There are spots of good news, lately.

“Since the beginning of May, employment seems more achievable for the families in the program,” she said. “The ones that have graduated, especially those who are in the food service industry, have had a harder time.”

The nonprofit saw a decrease in calls for assistance in April, which Winnett believes may have been due to unemployment benefits or the federal government’s stimulus money coming in, but has lately seen another uptick in needs among Clark County families experiencing homelessness.

“I think we’re starting to see an increase in calls from people who are in a situation where the unknown of the future is causing more needs,” she said.

And, although the state is slowly reopening, Winnett said she is unsure if or when Family Promise might be able to return to its day center in Camas or overnight host churches.

“We’re in survey mode with the churches right now,” she said. “We don’t know when our churches are going to be able to reopen.
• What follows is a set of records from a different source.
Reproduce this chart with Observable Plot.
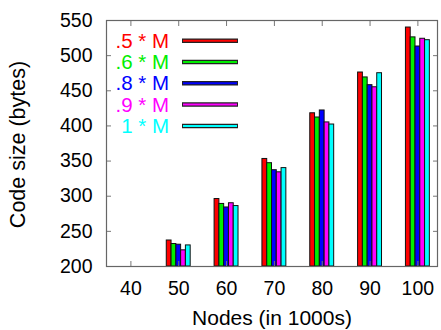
<!DOCTYPE html>
<html>
<head>
<meta charset="utf-8">
<script src="https://cdn.jsdelivr.net/npm/d3@7"></script>
<script src="https://cdn.jsdelivr.net/npm/@observablehq/plot@0.6"></script>
<style>
  body { margin: 0; background: #fff; }
  #wrap { position: relative; width: 441px; height: 330px; font-family: "Liberation Sans", Arial, sans-serif; }
  #legend { position: absolute; left: 0; top: 0; }
</style>
</head>
<body>
<div id="wrap"></div>
<script>
// ---- data ----
const nodes = [40, 50, 60, 70, 80, 90, 100];
const seriesNames = [".5 * M", ".6 * M", ".8 * M", ".9 * M", "1 * M"];
const seriesColors = ["#ff0000", "#00ee00", "#0000ff", "#ff00ff", "#00ffff"];
// code size (bytes) per node count (null = no bar)
const s05 = [null, 237, 296, 353, 418, 476, 540];
const s06 = [null, 232, 289, 347, 412, 469, 526];
const s08 = [null, 231, 284, 337, 422, 458, 513];
const s09 = [null, 223, 290, 334, 405, 455, 524];
const s10 = [null, 230, 286, 340, 402, 475, 522];
const yTicks = [200, 250, 300, 350, 400, 450, 500, 550];
const xLabel = "Nodes (in 1000s)";
const yLabel = "Code size (bytes)";

const allSeries = [s05, s06, s08, s09, s10];
const rows = [];
allSeries.forEach((vals, si) => {
  vals.forEach((v, ni) => {
    if (v != null) rows.push({node: nodes[ni], series: seriesNames[si], idx: si, value: v});
  });
});
const nS = seriesNames.length;

const chart = Plot.plot({
  width: 441,
  height: 330,
  marginLeft: 106,
  marginRight: 4,
  marginTop: 20,
  marginBottom: 64,
  style: {fontFamily: "'Liberation Sans', Arial, sans-serif", fontSize: "19px", color: "#000", background: "#fff"},
  x: {type: "linear", domain: [34.9, 104.1]},
  y: {domain: [200, 550]},
  color: {domain: seriesNames, range: seriesColors},
  marks: [
    Plot.rectY(rows, {
      x1: d => d.node - nS / 2 + d.idx,
      x2: d => d.node - nS / 2 + d.idx + 1,
      y1: 200,
      y2: "value",
      fill: "series",
      stroke: "#111",
      strokeWidth: 1
    }),
    // inward ticks
    Plot.axisX(nodes, {anchor: "bottom", tickSize: -5, tickFormat: () => "", stroke: "#777", label: null}),
    Plot.axisX(nodes, {anchor: "top", tickSize: -5, tickFormat: () => "", stroke: "#777", label: null}),
    Plot.axisY(yTicks, {anchor: "left", tickSize: -5, tickFormat: () => "", stroke: "#777", label: null}),
    Plot.axisY(yTicks, {anchor: "right", tickSize: -5, tickFormat: () => "", stroke: "#777", label: null}),
    // labels
    Plot.axisX(nodes, {anchor: "bottom", tickSize: 0, tickPadding: 15, label: null, fontSize: 19.5}),
    Plot.axisY(yTicks, {anchor: "left", tickSize: 0, tickPadding: 14, label: null, fontSize: 19.5}),
    Plot.frame({stroke: "#666", strokeWidth: 1.2}),
    Plot.text([xLabel], {text: d => d, frameAnchor: "bottom", lineAnchor: "middle", textAnchor: "middle", dy: 52, fontSize: 21}),
    Plot.text([yLabel], {text: d => d, frameAnchor: "left", lineAnchor: "middle", textAnchor: "middle", rotate: -90, dx: -88, dy: 1, fontSize: 21.5})
  ]
});

const wrap = document.getElementById("wrap");
wrap.appendChild(chart);

// legend overlay
const lg = d3.select(wrap).append("svg")
  .attr("id", "legend")
  .attr("width", 441).attr("height", 330)
  .style("font-family", "'Liberation Sans', Arial, sans-serif")
  .style("font-size", "20.5px");
const g = lg.selectAll("g").data(seriesNames).join("g")
  .attr("transform", (d, i) => `translate(0,${40.7 + i * 21.3})`);
g.append("text")
  .attr("x", 169).attr("dy", "0.35em")
  .attr("text-anchor", "end")
  .attr("fill", (d, i) => seriesColors[i])
  .text(d => d);
g.append("line").attr("x1", 182).attr("x2", 238).attr("stroke", "#222").attr("stroke-width", 4.5);
g.append("line").attr("x1", 183).attr("x2", 237).attr("stroke", (d, i) => seriesColors[i]).attr("stroke-width", 2);
</script>
</body>
</html>
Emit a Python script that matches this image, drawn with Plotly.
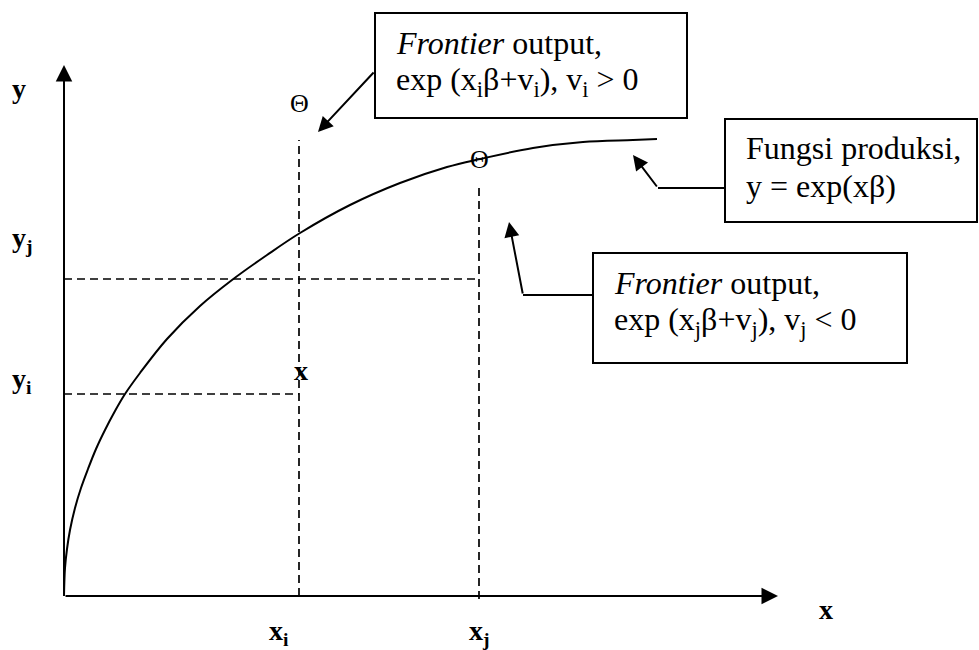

At the same time, we’re thinking about alternatives.”

If the rotational overnight program is not available in 2020, Family Promise could opt to open a static site inside a building where physical distancing is still possible, Winnett said.

“We’re thinking about how we can do things differently in light of (COVID-19),” she said. “If any landlords or property owners have a building that’s not being occupied right now, that might be an option. And it would be less expensive than a motel.”

Family Promise typically has a wish list for community members wishing to volunteer their time or donate needed goods, but with all volunteer opportunities currently on pause and no day center to staff or fill with supplies, the nonprofit is asking those who wish to assist local families experiencing homelessness to donate money.

“Giving financial support is the easiest and safest way to help,” Winnett said. “That way, we can direct the money based on which way our COVID response goes. We’re trying to plan for whatever the future holds and continue to serve our families.”